* BEGIN SOURCE MATERIAL *

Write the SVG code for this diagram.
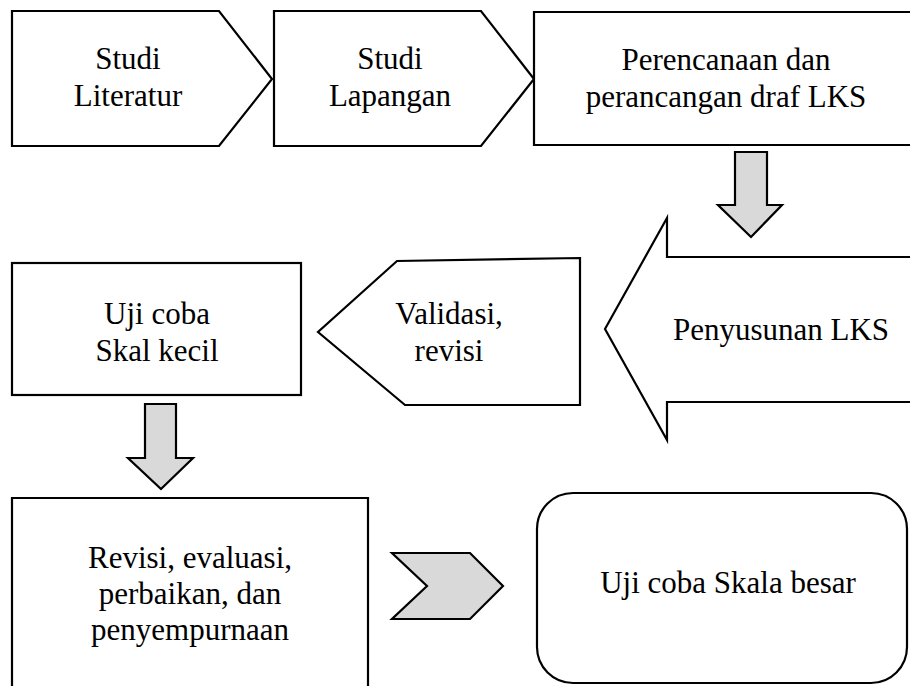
<svg xmlns="http://www.w3.org/2000/svg" width="910" height="686" viewBox="0 0 910 686">
<style>
.box{fill:#fff;stroke:#000;stroke-width:2.2;stroke-linejoin:miter}
.arr{fill:#d9d9d9;stroke:#000;stroke-width:2.2;stroke-linejoin:miter}
.t{font-family:'Liberation Serif','DejaVu Serif',serif;font-size:31px;fill:#000;text-anchor:middle}
</style>
<rect width="910" height="686" fill="#fff"/>
<g id="studi-literatur">
<path class="box" d="M12 11 H219 L272 79 L219 146 H12 Z"/>
<text class="t" font-family="Liberation Serif, DejaVu Serif, serif" x="128" y="69">Studi</text>
<text class="t" font-family="Liberation Serif, DejaVu Serif, serif" x="128" y="106">Literatur</text>
</g>
<g id="studi-lapangan">
<path class="box" d="M274 11 H481 L534 79 L481 146 H274 Z"/>
<text class="t" font-family="Liberation Serif, DejaVu Serif, serif" x="390" y="69">Studi</text>
<text class="t" font-family="Liberation Serif, DejaVu Serif, serif" x="390" y="106">Lapangan</text>
</g>
<g id="perencanaan">
<path class="box" d="M914 12 H534 V145 H914"/>
<text class="t" font-family="Liberation Serif, DejaVu Serif, serif" x="726" y="70">Perencanaan dan</text>
<text class="t" font-family="Liberation Serif, DejaVu Serif, serif" x="726" y="107">perancangan draf LKS</text>
</g>
<g id="penyusunan">
<path class="box" d="M914 257 H667 V218 L605 329 L667 440 V402 H914"/>
<text class="t" font-family="Liberation Serif, DejaVu Serif, serif" x="781" y="340">Penyusunan LKS</text>
</g>
<g id="validasi">
<path class="box" d="M580 258 V405 H405 L318 332 L397 261 Z"/>
<text class="t" font-family="Liberation Serif, DejaVu Serif, serif" x="449" y="324">Validasi,</text>
<text class="t" font-family="Liberation Serif, DejaVu Serif, serif" x="449" y="361">revisi</text>
</g>
<g id="uji-kecil">
<rect class="box" x="12" y="263" width="289" height="132"/>
<text class="t" font-family="Liberation Serif, DejaVu Serif, serif" x="157" y="324">Uji coba</text>
<text class="t" font-family="Liberation Serif, DejaVu Serif, serif" x="157" y="361">Skal kecil</text>
</g>
<g id="revisi">
<path class="box" d="M12 690 V498 H368 V690"/>
<text class="t" font-family="Liberation Serif, DejaVu Serif, serif" x="190" y="568">Revisi, evaluasi,</text>
<text class="t" font-family="Liberation Serif, DejaVu Serif, serif" x="190" y="604">perbaikan, dan</text>
<text class="t" font-family="Liberation Serif, DejaVu Serif, serif" x="190" y="640">penyempurnaan</text>
</g>
<g id="uji-besar">
<rect class="box" x="537" y="493" width="370" height="190" rx="36" ry="36"/>
<text class="t" font-family="Liberation Serif, DejaVu Serif, serif" x="728" y="593">Uji coba Skala besar</text>
</g>
<g id="connectors">
<path class="arr" d="M735 152 H767 V205 H782 L751 237 L718 205 H735 Z"/>
<path class="arr" d="M145 404 H176 V458 H193 L161 489 L128 458 H145 Z"/>
<path class="arr" d="M392 553 H470 L503 586 L470 619 H392 L427 586 Z"/>
</g>
</svg>
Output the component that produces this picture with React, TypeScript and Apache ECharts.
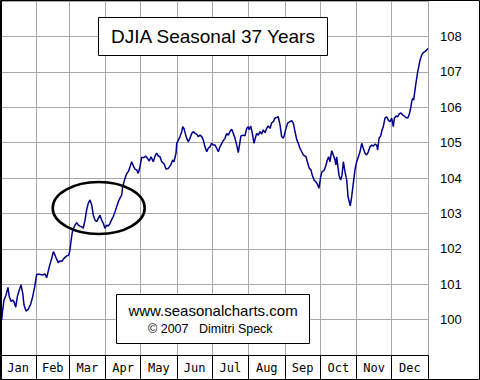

* END SOURCE MATERIAL *

*GOAL*: Will you restate every entry word for word and omit the images?

*SOLVED EXERCISE*:
Write the SVG code for this diagram.
<svg xmlns="http://www.w3.org/2000/svg" width="910" height="686" viewBox="0 0 910 686">
<style>
.box{fill:#fff;stroke:#000;stroke-width:2.2;stroke-linejoin:miter}
.arr{fill:#d9d9d9;stroke:#000;stroke-width:2.2;stroke-linejoin:miter}
.t{font-family:'Liberation Serif','DejaVu Serif',serif;font-size:31px;fill:#000;text-anchor:middle}
</style>
<rect width="910" height="686" fill="#fff"/>
<g id="studi-literatur">
<path class="box" d="M12 11 H219 L272 79 L219 146 H12 Z"/>
<text class="t" font-family="Liberation Serif, DejaVu Serif, serif" x="128" y="69">Studi</text>
<text class="t" font-family="Liberation Serif, DejaVu Serif, serif" x="128" y="106">Literatur</text>
</g>
<g id="studi-lapangan">
<path class="box" d="M274 11 H481 L534 79 L481 146 H274 Z"/>
<text class="t" font-family="Liberation Serif, DejaVu Serif, serif" x="390" y="69">Studi</text>
<text class="t" font-family="Liberation Serif, DejaVu Serif, serif" x="390" y="106">Lapangan</text>
</g>
<g id="perencanaan">
<path class="box" d="M914 12 H534 V145 H914"/>
<text class="t" font-family="Liberation Serif, DejaVu Serif, serif" x="726" y="70">Perencanaan dan</text>
<text class="t" font-family="Liberation Serif, DejaVu Serif, serif" x="726" y="107">perancangan draf LKS</text>
</g>
<g id="penyusunan">
<path class="box" d="M914 257 H667 V218 L605 329 L667 440 V402 H914"/>
<text class="t" font-family="Liberation Serif, DejaVu Serif, serif" x="781" y="340">Penyusunan LKS</text>
</g>
<g id="validasi">
<path class="box" d="M580 258 V405 H405 L318 332 L397 261 Z"/>
<text class="t" font-family="Liberation Serif, DejaVu Serif, serif" x="449" y="324">Validasi,</text>
<text class="t" font-family="Liberation Serif, DejaVu Serif, serif" x="449" y="361">revisi</text>
</g>
<g id="uji-kecil">
<rect class="box" x="12" y="263" width="289" height="132"/>
<text class="t" font-family="Liberation Serif, DejaVu Serif, serif" x="157" y="324">Uji coba</text>
<text class="t" font-family="Liberation Serif, DejaVu Serif, serif" x="157" y="361">Skal kecil</text>
</g>
<g id="revisi">
<path class="box" d="M12 690 V498 H368 V690"/>
<text class="t" font-family="Liberation Serif, DejaVu Serif, serif" x="190" y="568">Revisi, evaluasi,</text>
<text class="t" font-family="Liberation Serif, DejaVu Serif, serif" x="190" y="604">perbaikan, dan</text>
<text class="t" font-family="Liberation Serif, DejaVu Serif, serif" x="190" y="640">penyempurnaan</text>
</g>
<g id="uji-besar">
<rect class="box" x="537" y="493" width="370" height="190" rx="36" ry="36"/>
<text class="t" font-family="Liberation Serif, DejaVu Serif, serif" x="728" y="593">Uji coba Skala besar</text>
</g>
<g id="connectors">
<path class="arr" d="M735 152 H767 V205 H782 L751 237 L718 205 H735 Z"/>
<path class="arr" d="M145 404 H176 V458 H193 L161 489 L128 458 H145 Z"/>
<path class="arr" d="M392 553 H470 L503 586 L470 619 H392 L427 586 Z"/>
</g>
</svg>
Output the component that produces this picture with React, TypeScript and Apache ECharts.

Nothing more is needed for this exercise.